EXERCISE TASK :: Can you copy out the data exactly? Leave the images out.
-- begin INFORMATION PROVIDED --
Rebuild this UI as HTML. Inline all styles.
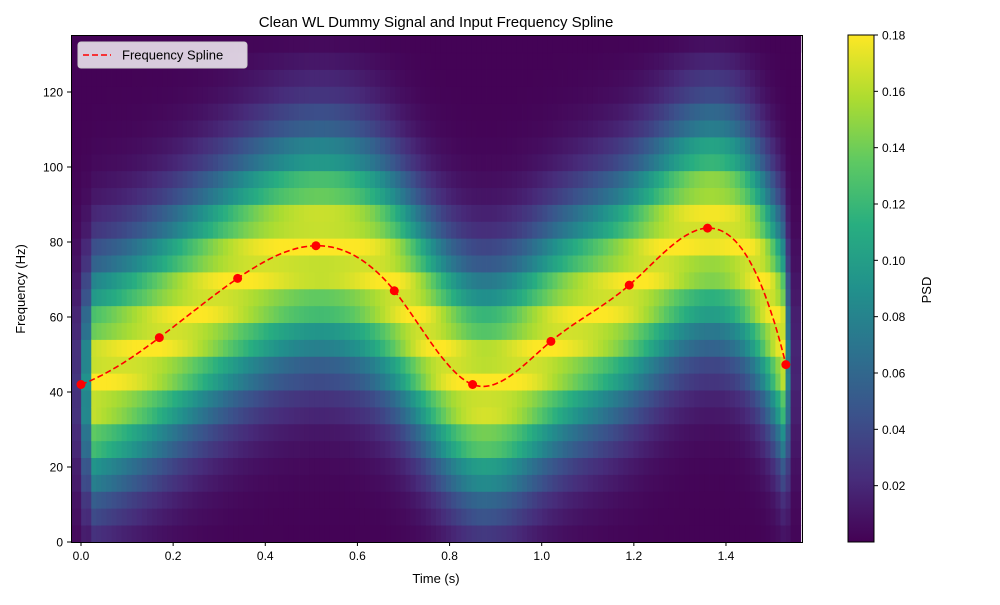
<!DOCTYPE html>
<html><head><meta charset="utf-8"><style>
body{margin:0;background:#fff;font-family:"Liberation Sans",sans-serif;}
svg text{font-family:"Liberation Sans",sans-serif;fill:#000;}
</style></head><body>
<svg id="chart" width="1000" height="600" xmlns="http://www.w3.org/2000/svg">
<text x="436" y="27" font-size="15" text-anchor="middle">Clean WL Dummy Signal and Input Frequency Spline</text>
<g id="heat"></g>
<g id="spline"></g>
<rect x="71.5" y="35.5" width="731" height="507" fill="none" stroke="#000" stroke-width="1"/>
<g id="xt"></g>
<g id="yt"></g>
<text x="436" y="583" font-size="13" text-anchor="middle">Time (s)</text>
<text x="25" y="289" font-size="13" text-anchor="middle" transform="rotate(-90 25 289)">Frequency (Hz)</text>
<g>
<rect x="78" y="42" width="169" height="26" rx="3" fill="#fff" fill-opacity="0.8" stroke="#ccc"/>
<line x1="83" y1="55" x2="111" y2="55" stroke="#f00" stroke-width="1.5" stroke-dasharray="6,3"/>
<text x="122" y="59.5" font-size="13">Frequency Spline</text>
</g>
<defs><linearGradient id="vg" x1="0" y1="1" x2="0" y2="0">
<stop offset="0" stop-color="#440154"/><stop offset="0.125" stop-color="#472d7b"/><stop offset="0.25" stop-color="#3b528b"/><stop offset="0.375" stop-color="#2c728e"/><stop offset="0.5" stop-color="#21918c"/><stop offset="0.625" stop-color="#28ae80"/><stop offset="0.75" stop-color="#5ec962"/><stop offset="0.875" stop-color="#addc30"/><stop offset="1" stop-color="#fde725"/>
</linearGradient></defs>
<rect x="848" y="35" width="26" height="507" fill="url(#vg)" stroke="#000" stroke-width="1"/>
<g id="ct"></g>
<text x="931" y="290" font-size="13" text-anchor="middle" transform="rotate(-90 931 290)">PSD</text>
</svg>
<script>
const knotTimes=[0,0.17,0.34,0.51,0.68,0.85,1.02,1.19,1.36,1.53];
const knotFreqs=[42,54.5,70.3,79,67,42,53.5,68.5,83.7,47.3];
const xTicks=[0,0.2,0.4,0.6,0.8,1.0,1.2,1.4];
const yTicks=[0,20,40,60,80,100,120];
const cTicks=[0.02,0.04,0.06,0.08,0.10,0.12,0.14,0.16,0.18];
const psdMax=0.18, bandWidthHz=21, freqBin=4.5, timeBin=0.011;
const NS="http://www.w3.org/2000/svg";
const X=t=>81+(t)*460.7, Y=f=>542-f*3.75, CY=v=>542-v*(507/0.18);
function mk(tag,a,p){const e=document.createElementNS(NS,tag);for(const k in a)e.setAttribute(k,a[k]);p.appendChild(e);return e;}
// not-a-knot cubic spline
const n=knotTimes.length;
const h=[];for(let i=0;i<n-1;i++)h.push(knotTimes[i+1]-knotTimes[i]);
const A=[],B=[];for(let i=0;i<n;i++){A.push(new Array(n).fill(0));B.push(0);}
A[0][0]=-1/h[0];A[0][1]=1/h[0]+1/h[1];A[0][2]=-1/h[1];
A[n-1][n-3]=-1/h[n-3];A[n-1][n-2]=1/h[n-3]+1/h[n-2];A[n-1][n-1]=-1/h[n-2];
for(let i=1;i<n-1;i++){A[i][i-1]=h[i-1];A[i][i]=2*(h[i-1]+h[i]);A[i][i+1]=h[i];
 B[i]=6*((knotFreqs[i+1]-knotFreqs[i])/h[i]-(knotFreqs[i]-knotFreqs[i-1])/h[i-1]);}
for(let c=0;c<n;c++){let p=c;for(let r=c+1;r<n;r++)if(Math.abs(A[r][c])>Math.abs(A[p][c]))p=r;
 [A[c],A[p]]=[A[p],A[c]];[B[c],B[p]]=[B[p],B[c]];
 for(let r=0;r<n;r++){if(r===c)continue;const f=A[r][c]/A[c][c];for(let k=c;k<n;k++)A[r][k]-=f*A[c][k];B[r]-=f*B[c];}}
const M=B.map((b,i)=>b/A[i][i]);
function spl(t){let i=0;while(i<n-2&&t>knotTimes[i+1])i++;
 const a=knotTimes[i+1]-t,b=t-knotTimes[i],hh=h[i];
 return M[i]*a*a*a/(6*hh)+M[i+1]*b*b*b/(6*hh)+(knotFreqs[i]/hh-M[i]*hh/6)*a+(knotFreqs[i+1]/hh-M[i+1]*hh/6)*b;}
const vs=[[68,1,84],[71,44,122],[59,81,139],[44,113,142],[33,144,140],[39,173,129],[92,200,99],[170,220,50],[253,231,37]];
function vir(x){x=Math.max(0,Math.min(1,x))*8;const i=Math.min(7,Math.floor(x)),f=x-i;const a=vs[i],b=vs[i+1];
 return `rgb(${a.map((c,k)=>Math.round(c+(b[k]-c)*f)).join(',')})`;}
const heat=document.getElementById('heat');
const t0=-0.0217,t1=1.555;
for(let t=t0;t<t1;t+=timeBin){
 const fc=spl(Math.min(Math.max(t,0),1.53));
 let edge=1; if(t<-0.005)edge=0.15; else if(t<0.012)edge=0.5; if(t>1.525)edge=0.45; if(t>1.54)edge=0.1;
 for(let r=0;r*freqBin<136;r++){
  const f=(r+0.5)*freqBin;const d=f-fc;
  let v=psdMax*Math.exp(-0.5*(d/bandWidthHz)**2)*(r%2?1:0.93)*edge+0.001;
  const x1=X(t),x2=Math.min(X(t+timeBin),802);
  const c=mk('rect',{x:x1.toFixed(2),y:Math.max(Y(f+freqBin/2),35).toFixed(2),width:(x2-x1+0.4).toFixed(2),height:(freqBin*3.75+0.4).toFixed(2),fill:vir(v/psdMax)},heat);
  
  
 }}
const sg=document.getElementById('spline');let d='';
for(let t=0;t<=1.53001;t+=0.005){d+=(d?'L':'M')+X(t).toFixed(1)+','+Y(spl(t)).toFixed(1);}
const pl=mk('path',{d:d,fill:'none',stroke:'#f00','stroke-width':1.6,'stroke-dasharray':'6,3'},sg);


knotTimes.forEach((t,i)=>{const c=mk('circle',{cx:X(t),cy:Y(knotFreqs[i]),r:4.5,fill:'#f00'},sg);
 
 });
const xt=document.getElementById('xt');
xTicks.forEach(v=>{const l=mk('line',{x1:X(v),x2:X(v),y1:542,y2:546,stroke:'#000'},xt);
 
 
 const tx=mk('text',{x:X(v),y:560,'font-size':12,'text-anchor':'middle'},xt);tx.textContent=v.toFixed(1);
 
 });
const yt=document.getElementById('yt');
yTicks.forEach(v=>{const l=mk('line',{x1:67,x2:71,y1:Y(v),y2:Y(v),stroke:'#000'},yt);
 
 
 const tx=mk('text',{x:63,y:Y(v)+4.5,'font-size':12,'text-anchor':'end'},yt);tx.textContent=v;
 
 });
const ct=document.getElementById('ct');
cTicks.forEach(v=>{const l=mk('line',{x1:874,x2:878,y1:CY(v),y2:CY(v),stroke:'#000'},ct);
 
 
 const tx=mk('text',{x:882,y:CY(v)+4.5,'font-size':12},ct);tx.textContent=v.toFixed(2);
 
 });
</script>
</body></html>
-- end INFORMATION PROVIDED --
FINAL RESULT ::
Rebuild this UI as HTML. Inline all styles.
<!DOCTYPE html>
<html><head><meta charset="utf-8"><style>
body{margin:0;background:#fff;font-family:"Liberation Sans",sans-serif;}
svg text{font-family:"Liberation Sans",sans-serif;fill:#000;}
</style></head><body>
<svg id="chart" width="1000" height="600" xmlns="http://www.w3.org/2000/svg">
<text x="436" y="27" font-size="15" text-anchor="middle">Clean WL Dummy Signal and Input Frequency Spline</text>
<g id="heat"></g>
<g id="spline"></g>
<rect x="71.5" y="35.5" width="731" height="507" fill="none" stroke="#000" stroke-width="1"/>
<g id="xt"></g>
<g id="yt"></g>
<text x="436" y="583" font-size="13" text-anchor="middle">Time (s)</text>
<text x="25" y="289" font-size="13" text-anchor="middle" transform="rotate(-90 25 289)">Frequency (Hz)</text>
<g>
<rect x="78" y="42" width="169" height="26" rx="3" fill="#fff" fill-opacity="0.8" stroke="#ccc"/>
<line x1="83" y1="55" x2="111" y2="55" stroke="#f00" stroke-width="1.5" stroke-dasharray="6,3"/>
<text x="122" y="59.5" font-size="13">Frequency Spline</text>
</g>
<defs><linearGradient id="vg" x1="0" y1="1" x2="0" y2="0">
<stop offset="0" stop-color="#440154"/><stop offset="0.125" stop-color="#472d7b"/><stop offset="0.25" stop-color="#3b528b"/><stop offset="0.375" stop-color="#2c728e"/><stop offset="0.5" stop-color="#21918c"/><stop offset="0.625" stop-color="#28ae80"/><stop offset="0.75" stop-color="#5ec962"/><stop offset="0.875" stop-color="#addc30"/><stop offset="1" stop-color="#fde725"/>
</linearGradient></defs>
<rect x="848" y="35" width="26" height="507" fill="url(#vg)" stroke="#000" stroke-width="1"/>
<g id="ct"></g>
<text x="931" y="290" font-size="13" text-anchor="middle" transform="rotate(-90 931 290)">PSD</text>
</svg>
<script>
const knotTimes=[0,0.17,0.34,0.51,0.68,0.85,1.02,1.19,1.36,1.53];
const knotFreqs=[42,54.5,70.3,79,67,42,53.5,68.5,83.7,47.3];
const xTicks=[0,0.2,0.4,0.6,0.8,1.0,1.2,1.4];
const yTicks=[0,20,40,60,80,100,120];
const cTicks=[0.02,0.04,0.06,0.08,0.10,0.12,0.14,0.16,0.18];
const psdMax=0.18, bandWidthHz=21, freqBin=4.5, timeBin=0.011;
const NS="http://www.w3.org/2000/svg";
const X=t=>81+(t)*460.7, Y=f=>542-f*3.75, CY=v=>542-v*(507/0.18);
function mk(tag,a,p){const e=document.createElementNS(NS,tag);for(const k in a)e.setAttribute(k,a[k]);p.appendChild(e);return e;}
// not-a-knot cubic spline
const n=knotTimes.length;
const h=[];for(let i=0;i<n-1;i++)h.push(knotTimes[i+1]-knotTimes[i]);
const A=[],B=[];for(let i=0;i<n;i++){A.push(new Array(n).fill(0));B.push(0);}
A[0][0]=-1/h[0];A[0][1]=1/h[0]+1/h[1];A[0][2]=-1/h[1];
A[n-1][n-3]=-1/h[n-3];A[n-1][n-2]=1/h[n-3]+1/h[n-2];A[n-1][n-1]=-1/h[n-2];
for(let i=1;i<n-1;i++){A[i][i-1]=h[i-1];A[i][i]=2*(h[i-1]+h[i]);A[i][i+1]=h[i];
 B[i]=6*((knotFreqs[i+1]-knotFreqs[i])/h[i]-(knotFreqs[i]-knotFreqs[i-1])/h[i-1]);}
for(let c=0;c<n;c++){let p=c;for(let r=c+1;r<n;r++)if(Math.abs(A[r][c])>Math.abs(A[p][c]))p=r;
 [A[c],A[p]]=[A[p],A[c]];[B[c],B[p]]=[B[p],B[c]];
 for(let r=0;r<n;r++){if(r===c)continue;const f=A[r][c]/A[c][c];for(let k=c;k<n;k++)A[r][k]-=f*A[c][k];B[r]-=f*B[c];}}
const M=B.map((b,i)=>b/A[i][i]);
function spl(t){let i=0;while(i<n-2&&t>knotTimes[i+1])i++;
 const a=knotTimes[i+1]-t,b=t-knotTimes[i],hh=h[i];
 return M[i]*a*a*a/(6*hh)+M[i+1]*b*b*b/(6*hh)+(knotFreqs[i]/hh-M[i]*hh/6)*a+(knotFreqs[i+1]/hh-M[i+1]*hh/6)*b;}
const vs=[[68,1,84],[71,44,122],[59,81,139],[44,113,142],[33,144,140],[39,173,129],[92,200,99],[170,220,50],[253,231,37]];
function vir(x){x=Math.max(0,Math.min(1,x))*8;const i=Math.min(7,Math.floor(x)),f=x-i;const a=vs[i],b=vs[i+1];
 return `rgb(${a.map((c,k)=>Math.round(c+(b[k]-c)*f)).join(',')})`;}
const heat=document.getElementById('heat');
const t0=-0.0217,t1=1.555;
for(let t=t0;t<t1;t+=timeBin){
 const fc=spl(Math.min(Math.max(t,0),1.53));
 let edge=1; if(t<-0.005)edge=0.15; else if(t<0.012)edge=0.5; if(t>1.525)edge=0.45; if(t>1.54)edge=0.1;
 for(let r=0;r*freqBin<136;r++){
  const f=(r+0.5)*freqBin;const d=f-fc;
  let v=psdMax*Math.exp(-0.5*(d/bandWidthHz)**2)*(r%2?1:0.93)*edge+0.001;
  const x1=X(t),x2=Math.min(X(t+timeBin),802);
  const c=mk('rect',{x:x1.toFixed(2),y:Math.max(Y(f+freqBin/2),35).toFixed(2),width:(x2-x1+0.4).toFixed(2),height:(freqBin*3.75+0.4).toFixed(2),fill:vir(v/psdMax)},heat);
  
  
 }}
const sg=document.getElementById('spline');let d='';
for(let t=0;t<=1.53001;t+=0.005){d+=(d?'L':'M')+X(t).toFixed(1)+','+Y(spl(t)).toFixed(1);}
const pl=mk('path',{d:d,fill:'none',stroke:'#f00','stroke-width':1.6,'stroke-dasharray':'6,3'},sg);


knotTimes.forEach((t,i)=>{const c=mk('circle',{cx:X(t),cy:Y(knotFreqs[i]),r:4.5,fill:'#f00'},sg);
 
 });
const xt=document.getElementById('xt');
xTicks.forEach(v=>{const l=mk('line',{x1:X(v),x2:X(v),y1:542,y2:546,stroke:'#000'},xt);
 
 
 const tx=mk('text',{x:X(v),y:560,'font-size':12,'text-anchor':'middle'},xt);tx.textContent=v.toFixed(1);
 
 });
const yt=document.getElementById('yt');
yTicks.forEach(v=>{const l=mk('line',{x1:67,x2:71,y1:Y(v),y2:Y(v),stroke:'#000'},yt);
 
 
 const tx=mk('text',{x:63,y:Y(v)+4.5,'font-size':12,'text-anchor':'end'},yt);tx.textContent=v;
 
 });
const ct=document.getElementById('ct');
cTicks.forEach(v=>{const l=mk('line',{x1:874,x2:878,y1:CY(v),y2:CY(v),stroke:'#000'},ct);
 
 
 const tx=mk('text',{x:882,y:CY(v)+4.5,'font-size':12},ct);tx.textContent=v.toFixed(2);
 
 });
</script>
</body></html>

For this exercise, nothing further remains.